2. Strategic Updates and Business Highlights

  • Acquisitions and Dispositions: Acquired 300 South Tryon in Charlotte for $317.5 million and sold Harborview Plaza for $39.5 million. Under contract to sell 111 Congress in Austin.
  • Market Trends: Emphasized a return to office mandates and a flight to quality in office space, particularly in the Sunbelt region. Notable corporate relocations include Starbucks and Oracle.
  • Portfolio Optimization: Focused on enhancing the quality of the portfolio while maintaining a strong balance sheet. The company is actively managing non-core assets to fund acquisitions.

3. Forward Guidance and Outlook

  • 2026 FFO Guidance: Updated to a range of $2.90 to $2.98 per share, with a midpoint of $2.94, reflecting strong leasing activity and share repurchases.
  • Occupancy Goals: Targeting a year-end occupancy rate of 90%, with a modest amount of new leasing needed to achieve this goal.
  • Pipeline: A robust late-stage leasing pipeline of approximately 1 million square feet, indicating continued strong demand.
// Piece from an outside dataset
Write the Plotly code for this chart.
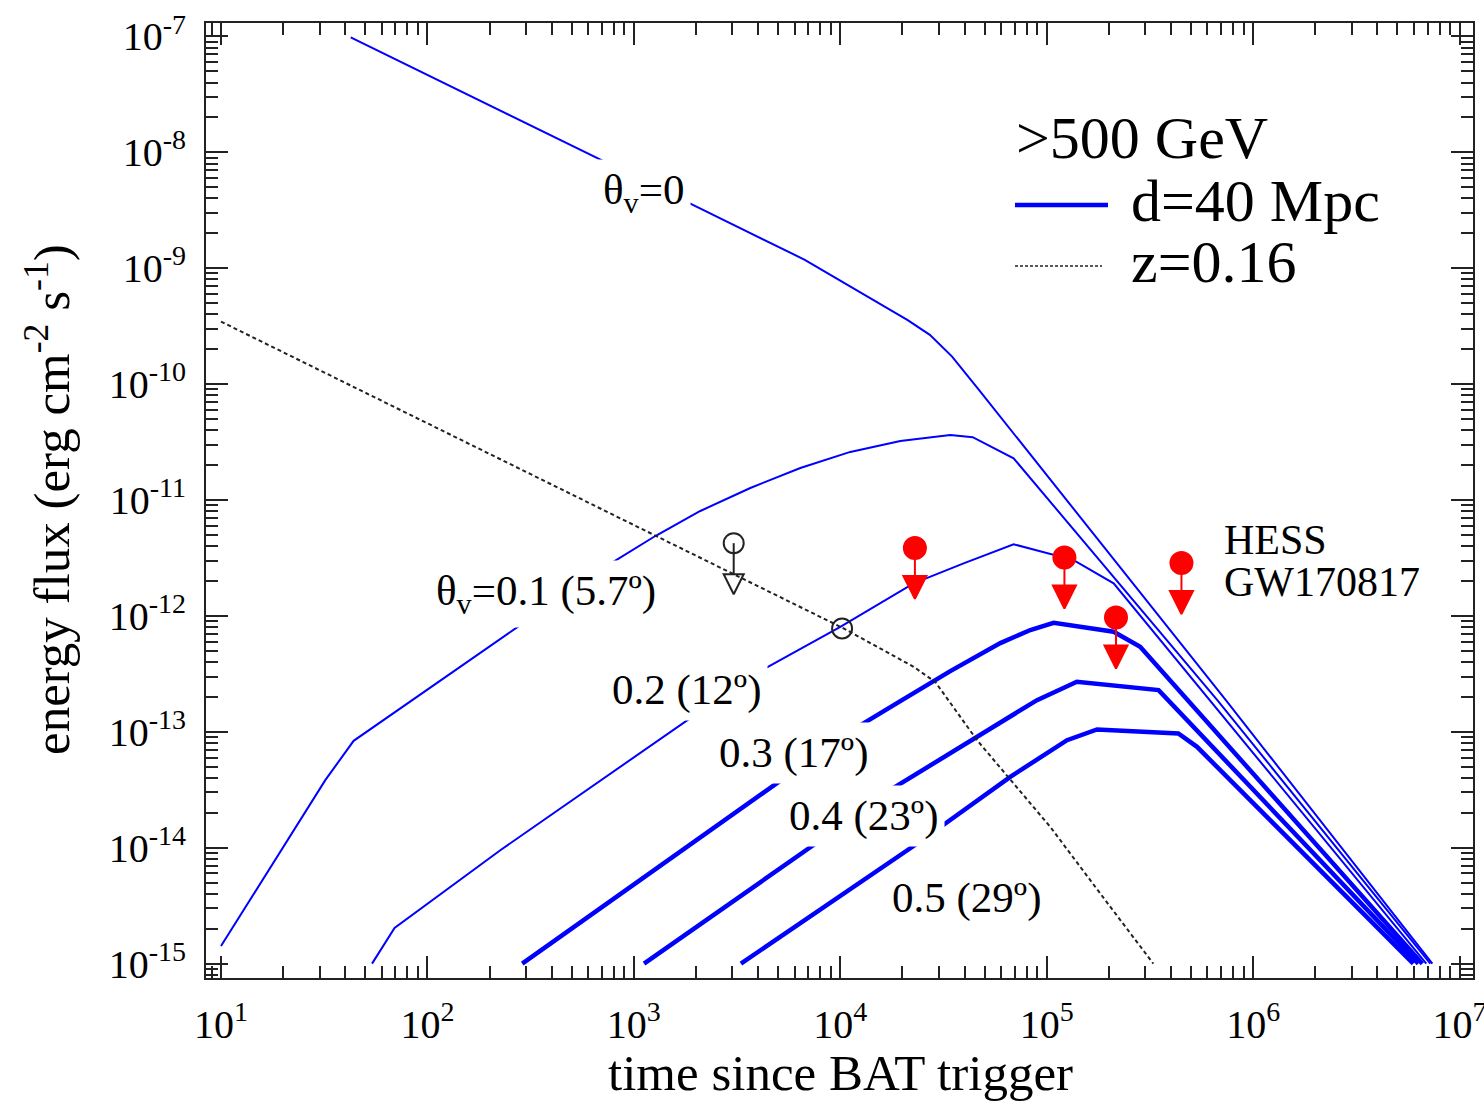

4. Bad News, Challenges, or Points of Concern

  • Leverage Metrics: Net debt to EBITDA increased to 5.66x, higher than the target range of low 5x, though expected to normalize post asset sales.
  • Market Volatility: Ongoing macroeconomic concerns and volatility in public markets could impact future performance.
  • Tenant Demand: While demand is strong, the company remains cautious about potential shifts in tenant space utilization due to trends like AI adoption.

5. Notable Q&A Insights

  • Leasing Pipeline: The late-stage pipeline is approximately double the size from a year ago, with strong activity in Atlanta and Nashville. The majority of leasing activity is attributed to front-office roles rather than back-office functions.
  • Rent Growth: Significant rent growth reported in various markets, with examples of 20% increases in Atlanta and 40% in Dallas since 2021. Future rent growth is anticipated as demand continues to outstrip supply.
  • Corporate Migration Trends: The company is witnessing both large corporate relocations and smaller outposts, indicating a diverse demand landscape.
  • Second-Generation CapEx: Expected to be higher in 2026 due to increased leasing activity, but remains difficult to predict on a quarterly basis.

Overall, Cousins Properties reported a strong start to 2026, with robust leasing activity and positive financial metrics, while maintaining a focus on strategic growth and portfolio optimization amidst a competitive market landscape.